Deadhead miles rideshare

Dead miles in rideshare: what they are and why they cost more than you think.

Dead miles are the miles you drive empty — to reach a passenger, or after a drop-off. They add fuel, wear, and time cost with no revenue. And they can quietly turn a good-looking offer into a bad business decision.

Three types of dead miles in rideshare.

Pickup miles

The distance driven to reach the passenger. Partially or fully unpaid depending on the platform. A 6-mile pickup adds cost before the revenue trip even starts.

Post-drop-off repositioning

Miles driven empty after a drop-off, looking for the next ride or moving to a better demand area. A suburban drop-off may mean 10+ empty miles back to where rides are.

Search and staging miles

Miles driven while waiting for an offer — circling an area, positioning near an airport queue, or moving between zones. Low visibility but real vehicle cost.

How dead miles change the math on any offer.

Rideshare offers show trip distance — not total driving distance. That means the cost calculation the platform implies is incomplete from the start.

A ride that pays $18 and shows 15 trip miles might actually involve:

  • 6 miles to the pickup (partially paid or unpaid)
  • 15 miles of the trip
  • 8 miles to reposition after the drop-off

That is 29 miles of fuel, maintenance, and depreciation — not 15. The offer is not an 18-mile revenue event. It is a 29-mile cost event that generates $18 in gross revenue before platform commission and taxes.

Understanding real rideshare driver costs per mile makes this calculation concrete: at $0.09/mi maintenance and $0.05/mi depreciation, those extra 14 dead miles add $1.96 in vehicle cost alone, before fuel.

Which destinations create dead miles predictably.

Experienced drivers recognize dead-mile patterns before accepting an offer. The destination — when visible — is often the clearest signal:

  • Airports far from demand: Drop a passenger at a distant airport and return to city demand — 20+ empty miles. In the SF Bay Area, SFO drops to South Bay or East Bay can mean a long return.
  • Suburban residential areas: Low ride density means longer repositioning after each drop-off.
  • Industrial zones and late-night business areas: Destination demand drops sharply after business hours.
  • Far-edge neighborhoods: The final mile of the trip is often the first mile of an empty return.

This is why destination quality is part of how serious drivers evaluate offers — not just gross pay and trip distance.

What Bruber factors into dead-mile analysis.

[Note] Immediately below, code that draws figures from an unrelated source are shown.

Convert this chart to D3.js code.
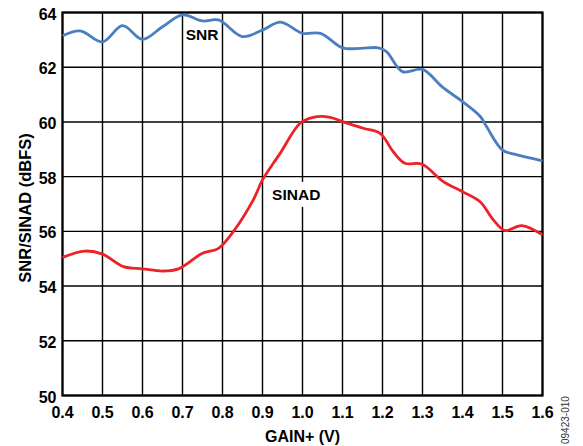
<!DOCTYPE html>
<html>
<head>
<meta charset="utf-8">
<script src="https://cdn.jsdelivr.net/npm/d3@7"></script>
<style>
  body { margin: 0; background: #fff; }
  text { font-family: "Liberation Sans", Arial, sans-serif; }
</style>
</head>
<body>
<main></main>
<script>
const snrGain = [0.40, 0.444, 0.50, 0.55, 0.60, 0.65, 0.70, 0.75, 0.79, 0.85, 0.90, 0.945, 1.00, 1.045,
    1.10, 1.145, 1.19, 1.21, 1.25, 1.30, 1.35, 1.40, 1.445, 1.46, 1.50, 1.53, 1.60];
const snr = [63.15, 63.33, 62.93, 63.52, 63.02, 63.48, 63.91, 63.69, 63.73, 63.12, 63.36, 63.65, 63.24, 63.24,
    62.71, 62.69, 62.71, 62.57, 61.84, 61.92, 61.27, 60.74, 60.19, 59.83, 58.97, 58.82, 58.58];

const sinadGain = [0.40, 0.456, 0.50, 0.552, 0.60, 0.65, 0.69, 0.75, 0.79, 0.827, 0.877, 0.90, 0.944, 0.994,
    1.027, 1.069, 1.10, 1.152, 1.194, 1.227, 1.256, 1.298, 1.352, 1.40, 1.444, 1.477, 1.506, 1.548, 1.60];
const sinad = [55.05, 55.28, 55.17, 54.71, 54.63, 54.55, 54.63, 55.2, 55.38, 55.99, 57.15, 57.88, 58.85, 59.95,
    60.17, 60.17, 60.01, 59.77, 59.58, 58.91, 58.49, 58.46, 57.82, 57.45, 57.08, 56.42, 56.03, 56.21, 55.87];

const xTicks = [0.4, 0.5, 0.6, 0.7, 0.8, 0.9, 1.0, 1.1, 1.2, 1.3, 1.4, 1.5, 1.6];
const yTicks = [50, 52, 54, 56, 58, 60, 62, 64];

const width = 583, height = 446;
const margin = { top: 12.5, right: 40.5, bottom: 50.5, left: 62.5 };

const svg = d3.select("main").append("svg").attr("width", width).attr("height", height);

const x = d3.scaleLinear().domain([0.4, 1.6]).range([margin.left, width - margin.right]);
const y = d3.scaleLinear().domain([50, 64]).range([height - margin.bottom, margin.top]);

// grid
const grid = svg.append("g").attr("stroke", "#000").attr("stroke-width", 1.4);
grid.selectAll(".vx").data(xTicks).join("line")
    .attr("x1", d => x(d)).attr("x2", d => x(d))
    .attr("y1", y(50)).attr("y2", y(64));
grid.selectAll(".hy").data(yTicks).join("line")
    .attr("x1", x(0.4)).attr("x2", x(1.6))
    .attr("y1", d => y(d)).attr("y2", d => y(d));

// tick labels
svg.append("g").selectAll("text").data(xTicks).join("text")
    .attr("x", d => x(d)).attr("y", y(50) + 22)
    .attr("text-anchor", "middle")
    .attr("font-size", 16).attr("font-weight", "bold")
    .text(d => d.toFixed(1));

svg.append("g").selectAll("text").data(yTicks).join("text")
    .attr("x", x(0.4) - 6).attr("y", d => y(d) + 7)
    .attr("text-anchor", "end")
    .attr("font-size", 16).attr("font-weight", "bold")
    .text(d => d);

// frame
svg.append("rect")
    .attr("x", x(0.4)).attr("y", y(64))
    .attr("width", x(1.6) - x(0.4)).attr("height", y(50) - y(64))
    .attr("fill", "none").attr("stroke", "#000").attr("stroke-width", 2.2);

const line = d3.line().curve(d3.curveCatmullRom.alpha(0.5));

svg.append("path")
    .attr("d", line(snrGain.map((g, i) => [x(g), y(snr[i])])))
    .attr("fill", "none").attr("stroke", "#4a7ebf").attr("stroke-width", 2.8);

svg.append("path")
    .attr("d", line(sinadGain.map((g, i) => [x(g), y(sinad[i])])))
    .attr("fill", "none").attr("stroke", "#ec2227").attr("stroke-width", 2.8);

// series labels
svg.append("text")
    .attr("x", x(0.708)).attr("y", y(63.0))
    .attr("font-size", 15.5).attr("font-weight", "bold")
    .text("SNR");

const sinadLabel = svg.append("g");
const sinadBg = sinadLabel.append("rect").attr("fill", "#fff");
const sinadText = sinadLabel.append("text")
    .attr("x", x(0.924)).attr("y", y(57.15))
    .attr("font-size", 15.5).attr("font-weight", "bold")
    .text("SINAD");
const bb = sinadText.node().getBBox();
sinadBg.attr("x", bb.x - 3).attr("y", bb.y - 4).attr("width", bb.width + 6).attr("height", bb.height + 8);

// axis titles
svg.append("text")
    .attr("x", (x(0.4) + x(1.6)) / 2).attr("y", height - 4.5)
    .attr("text-anchor", "middle")
    .attr("font-size", 16).attr("font-weight", "bold")
    .text("GAIN+ (V)");

svg.append("text")
    .attr("transform", `translate(30.5,208) rotate(-90)`)
    .attr("text-anchor", "middle")
    .attr("font-size", 16.5).attr("font-weight", "bold")
    .text("SNR/SINAD (dBFS)");

svg.append("text")
    .attr("transform", `translate(568.5,444) rotate(-90)`)
    .attr("font-size", 10).attr("fill", "#333")
    .text("09423-010");
</script>
</body>
</html>
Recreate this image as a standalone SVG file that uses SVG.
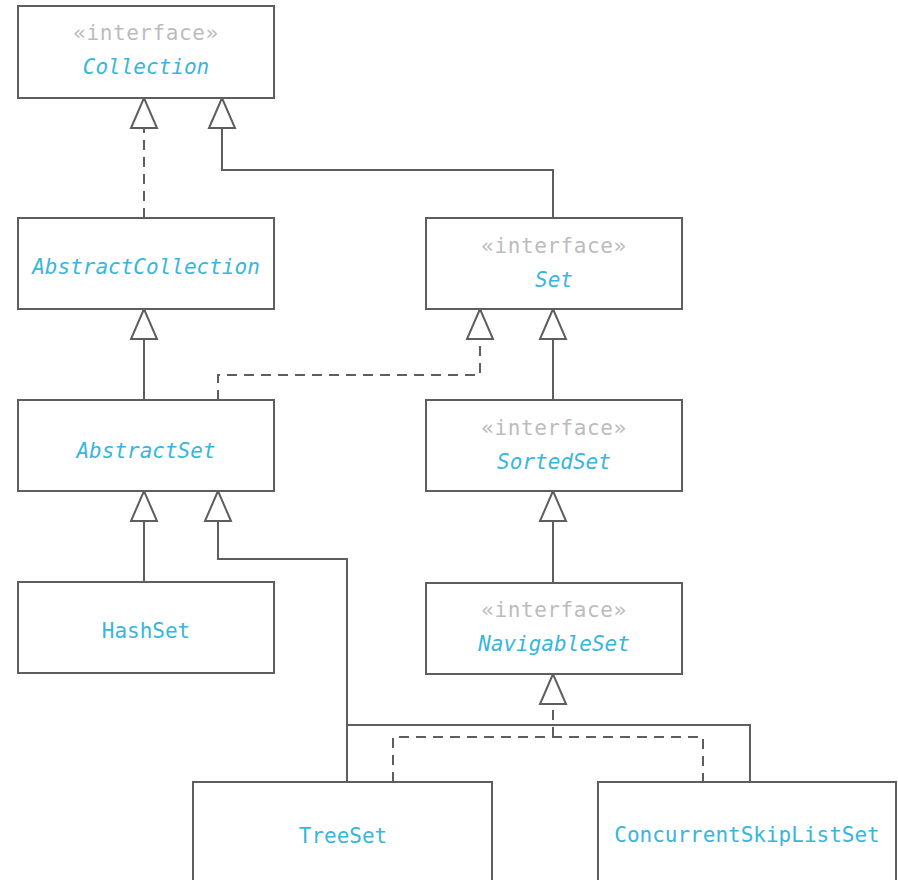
<svg xmlns="http://www.w3.org/2000/svg" width="898" height="880" viewBox="0 0 898 880">
<style>
  .box { fill: #ffffff; stroke: #5e5e5e; stroke-width: 2; }
  .st { font-family: "DejaVu Sans Mono", "Liberation Mono", monospace; font-size: 21px; letter-spacing: 0.6px; fill: #bcbcbc; text-anchor: middle; }
  .nm { font-family: "DejaVu Sans Mono", "Liberation Mono", monospace; font-size: 21px; fill: #38b6dd; text-anchor: middle; }
  .it { font-style: italic; }
  .ln { fill: none; stroke: #5e5e5e; stroke-width: 2; }
  .dash { stroke-dasharray: 10 7; }
  .tri { fill: #ffffff; stroke: #5e5e5e; stroke-width: 2; stroke-linejoin: miter; }
</style>
<defs>
  <polygon id="tri" class="tri" points="0,0 -13,30 13,30"/>
</defs>
<rect width="898" height="880" fill="#ffffff"/>

<g id="connectors">
  <path class="ln dash" d="M144 218 V128"/>
  <path class="ln" d="M553 218 V170 H222 V128"/>
  <path class="ln" d="M144 400 V339"/>
  <path class="ln dash" d="M218 400 V375 H480 V339"/>
  <path class="ln" d="M553 400 V339"/>
  <path class="ln" d="M144 582 V521"/>
  <path class="ln" d="M347 782 V559 H218 V521"/>
  <path class="ln" d="M347 725 H750 V782"/>
  <path class="ln" d="M553 583 V521"/>
  <path class="ln dash" d="M393 782 V737 H703 V782"/>
  <path class="ln dash" d="M553 737 V704"/>
  <use href="#tri" x="144" y="98"/>
  <use href="#tri" x="222" y="98"/>
  <use href="#tri" x="144" y="309"/>
  <use href="#tri" x="480" y="309"/>
  <use href="#tri" x="553" y="309"/>
  <use href="#tri" x="144" y="491"/>
  <use href="#tri" x="218" y="491"/>
  <use href="#tri" x="553" y="491"/>
  <use href="#tri" x="553" y="674"/>
</g>

<g id="Collection">
  <rect class="box" x="18" y="6" width="256" height="92"/>
  <text class="st" x="146" y="40">«interface»</text>
  <text class="nm it" x="146" y="74">Collection</text>
</g>
<g id="AbstractCollection">
  <rect class="box" x="18" y="218" width="256" height="91"/>
  <text class="nm it" x="146" y="274">AbstractCollection</text>
</g>
<g id="Set">
  <rect class="box" x="426" y="218" width="256" height="91"/>
  <text class="st" x="554" y="253">«interface»</text>
  <text class="nm it" x="554" y="287">Set</text>
</g>
<g id="AbstractSet">
  <rect class="box" x="18" y="400" width="256" height="91"/>
  <text class="nm it" x="146" y="458">AbstractSet</text>
</g>
<g id="SortedSet">
  <rect class="box" x="426" y="400" width="256" height="91"/>
  <text class="st" x="554" y="435">«interface»</text>
  <text class="nm it" x="554" y="469">SortedSet</text>
</g>
<g id="HashSet">
  <rect class="box" x="18" y="582" width="256" height="91"/>
  <text class="nm" x="146" y="638">HashSet</text>
</g>
<g id="NavigableSet">
  <rect class="box" x="426" y="583" width="256" height="91"/>
  <text class="st" x="554" y="617">«interface»</text>
  <text class="nm it" x="554" y="651">NavigableSet</text>
</g>
<g id="TreeSet">
  <rect class="box" x="193" y="782" width="299" height="120"/>
  <text class="nm" x="343" y="843">TreeSet</text>
</g>
<g id="ConcurrentSkipListSet">
  <rect class="box" x="598" y="782" width="298" height="120"/>
  <text class="nm" x="747" y="842">ConcurrentSkipListSet</text>
</g>
</svg>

Bruber captures the visible offer context — pickup distance, trip distance, destination area — and applies your cost settings to those numbers. This makes the pickup mileage cost visible per offer.

Post-drop-off dead miles are harder to calculate in real time because they depend on demand conditions after the trip. But over time, as Bruber saves your offer history, patterns emerge: which destination areas consistently generate long empty returns, and which don't.

See how the full rideshare offer analyzer works — and how to calculate your real rideshare earnings including dead mile costs.

Frequently asked questions.

What are dead miles in rideshare?

Dead miles — also called deadhead miles — are miles driven empty. In rideshare, this includes pickup miles (to reach the passenger) and repositioning miles (driven after a drop-off before the next ride). Both add cost with no revenue.

Are pickup miles paid in rideshare?

Partially or fully unpaid depending on the platform and offer. Most platforms pay a small per-mile pickup rate, but it is typically lower than the trip rate. This is why long pickups reduce the effective value of an offer significantly.

How do dead miles affect rideshare take-home?

Dead miles add fuel, maintenance, and depreciation cost with no revenue. A trip requiring 6 pickup miles and 8 post-drop-off miles is a 29-mile cost event even if the trip itself is 15 miles. Those extra 14 miles reduce take-home directly.

Can Bruber tell me how many dead miles an offer will create?

Bruber factors in visible pickup distance per offer. Post-drop-off dead miles depend on conditions after the trip — these are not predictable in real time, but become visible as patterns across your offer history over time.